### GIVEN INSTRUCTION
Extract every line that includes the string "this".

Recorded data
--- start ---
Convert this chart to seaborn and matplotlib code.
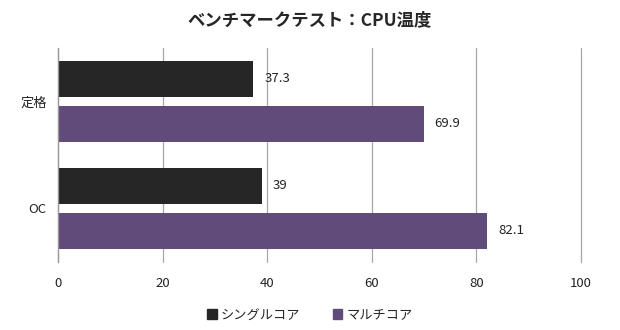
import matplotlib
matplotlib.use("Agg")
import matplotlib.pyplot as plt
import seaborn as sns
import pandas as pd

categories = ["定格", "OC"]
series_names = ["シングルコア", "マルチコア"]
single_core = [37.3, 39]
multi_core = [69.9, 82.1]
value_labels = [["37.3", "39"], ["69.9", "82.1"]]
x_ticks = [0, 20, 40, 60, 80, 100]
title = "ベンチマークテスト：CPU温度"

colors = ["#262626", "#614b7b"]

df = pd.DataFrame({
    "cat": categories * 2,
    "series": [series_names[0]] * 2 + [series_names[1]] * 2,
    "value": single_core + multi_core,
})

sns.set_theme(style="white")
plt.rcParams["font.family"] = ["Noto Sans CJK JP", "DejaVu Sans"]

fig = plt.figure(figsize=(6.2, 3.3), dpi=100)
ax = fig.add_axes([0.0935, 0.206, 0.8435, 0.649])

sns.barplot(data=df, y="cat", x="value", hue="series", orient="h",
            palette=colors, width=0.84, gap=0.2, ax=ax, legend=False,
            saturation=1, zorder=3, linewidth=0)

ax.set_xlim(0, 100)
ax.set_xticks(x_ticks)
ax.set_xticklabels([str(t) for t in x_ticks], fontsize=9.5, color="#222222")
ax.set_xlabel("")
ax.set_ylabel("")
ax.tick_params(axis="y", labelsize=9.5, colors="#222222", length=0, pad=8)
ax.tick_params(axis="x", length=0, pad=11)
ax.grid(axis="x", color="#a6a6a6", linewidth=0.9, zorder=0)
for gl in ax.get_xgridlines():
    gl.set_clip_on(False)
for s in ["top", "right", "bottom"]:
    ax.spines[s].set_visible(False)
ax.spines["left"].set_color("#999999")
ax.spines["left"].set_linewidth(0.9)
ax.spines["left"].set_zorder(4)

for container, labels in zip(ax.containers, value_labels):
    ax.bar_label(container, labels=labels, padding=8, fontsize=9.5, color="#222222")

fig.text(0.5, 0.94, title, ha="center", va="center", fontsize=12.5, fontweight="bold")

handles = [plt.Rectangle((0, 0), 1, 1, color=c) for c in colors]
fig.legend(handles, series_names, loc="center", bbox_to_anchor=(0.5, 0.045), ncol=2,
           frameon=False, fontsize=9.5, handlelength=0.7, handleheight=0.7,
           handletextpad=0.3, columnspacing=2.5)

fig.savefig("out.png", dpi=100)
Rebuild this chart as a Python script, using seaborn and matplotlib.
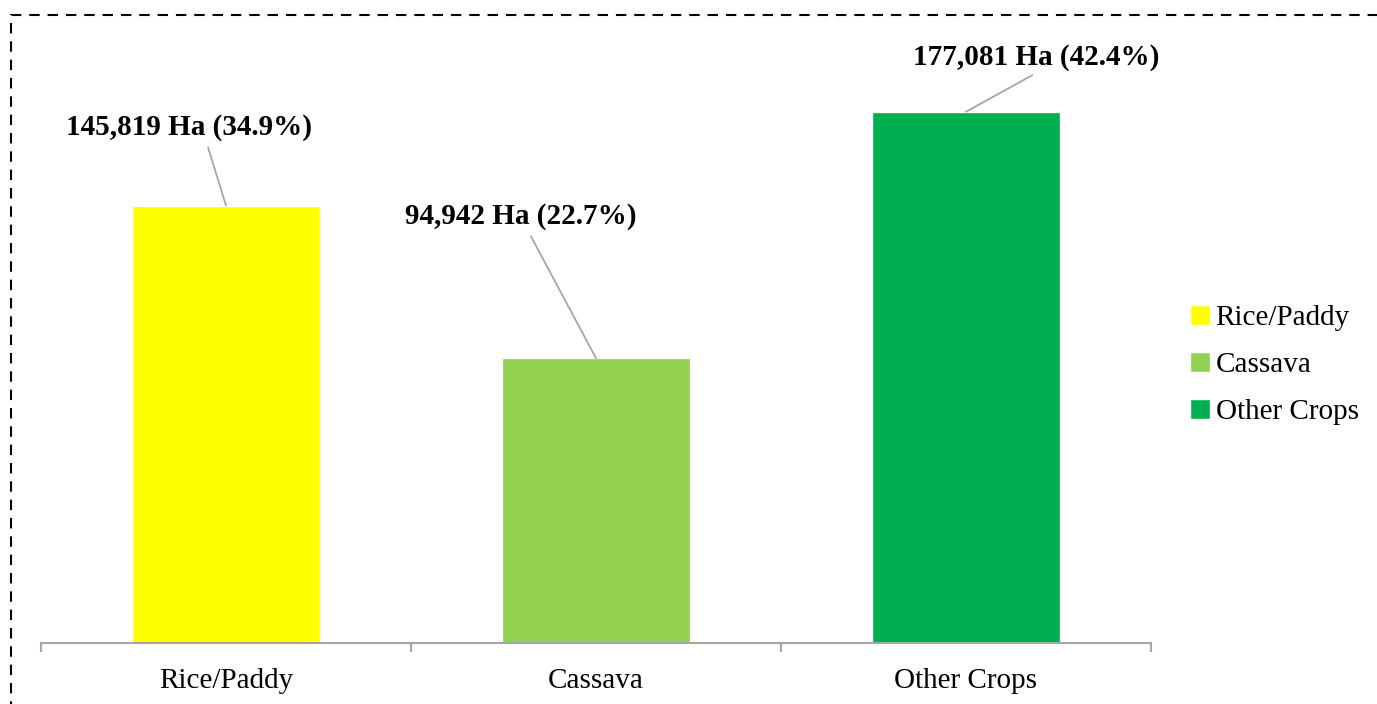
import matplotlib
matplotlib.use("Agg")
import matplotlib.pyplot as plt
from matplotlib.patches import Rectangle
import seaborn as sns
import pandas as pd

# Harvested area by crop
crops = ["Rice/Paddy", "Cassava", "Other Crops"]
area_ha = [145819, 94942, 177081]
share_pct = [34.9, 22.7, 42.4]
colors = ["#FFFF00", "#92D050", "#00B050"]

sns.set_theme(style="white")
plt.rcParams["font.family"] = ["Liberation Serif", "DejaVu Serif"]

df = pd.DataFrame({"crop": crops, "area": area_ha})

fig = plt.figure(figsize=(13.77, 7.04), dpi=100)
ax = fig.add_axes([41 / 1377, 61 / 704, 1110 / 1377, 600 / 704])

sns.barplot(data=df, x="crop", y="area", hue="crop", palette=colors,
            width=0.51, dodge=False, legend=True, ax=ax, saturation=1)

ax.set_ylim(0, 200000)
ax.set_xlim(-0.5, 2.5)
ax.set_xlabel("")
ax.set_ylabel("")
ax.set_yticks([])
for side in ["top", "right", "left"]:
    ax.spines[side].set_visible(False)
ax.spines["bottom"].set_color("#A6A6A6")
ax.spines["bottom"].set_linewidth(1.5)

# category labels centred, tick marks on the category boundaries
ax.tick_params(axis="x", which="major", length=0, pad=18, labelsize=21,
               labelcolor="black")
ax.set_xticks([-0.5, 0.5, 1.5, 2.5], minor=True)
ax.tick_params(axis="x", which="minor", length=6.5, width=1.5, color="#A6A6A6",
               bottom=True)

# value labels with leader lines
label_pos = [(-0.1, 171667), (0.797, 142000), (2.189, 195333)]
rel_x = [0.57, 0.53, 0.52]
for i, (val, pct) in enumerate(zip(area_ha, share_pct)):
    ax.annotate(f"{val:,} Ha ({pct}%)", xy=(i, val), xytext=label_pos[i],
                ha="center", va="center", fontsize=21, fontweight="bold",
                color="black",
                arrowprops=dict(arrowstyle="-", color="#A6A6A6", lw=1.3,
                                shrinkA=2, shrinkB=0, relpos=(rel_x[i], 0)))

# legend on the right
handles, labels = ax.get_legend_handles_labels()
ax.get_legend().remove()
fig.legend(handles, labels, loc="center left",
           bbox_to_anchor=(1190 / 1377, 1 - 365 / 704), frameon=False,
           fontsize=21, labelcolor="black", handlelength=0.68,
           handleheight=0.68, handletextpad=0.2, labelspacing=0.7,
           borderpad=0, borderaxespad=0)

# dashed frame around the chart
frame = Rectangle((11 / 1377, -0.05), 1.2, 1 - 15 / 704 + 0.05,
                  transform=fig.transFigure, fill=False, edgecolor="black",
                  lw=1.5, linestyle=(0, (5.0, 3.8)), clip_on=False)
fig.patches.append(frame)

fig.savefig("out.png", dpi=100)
--- end ---
### FINAL RESULT
Convert this chart to seaborn and matplotlib code.
Rebuild this chart as a Python script, using seaborn and matplotlib.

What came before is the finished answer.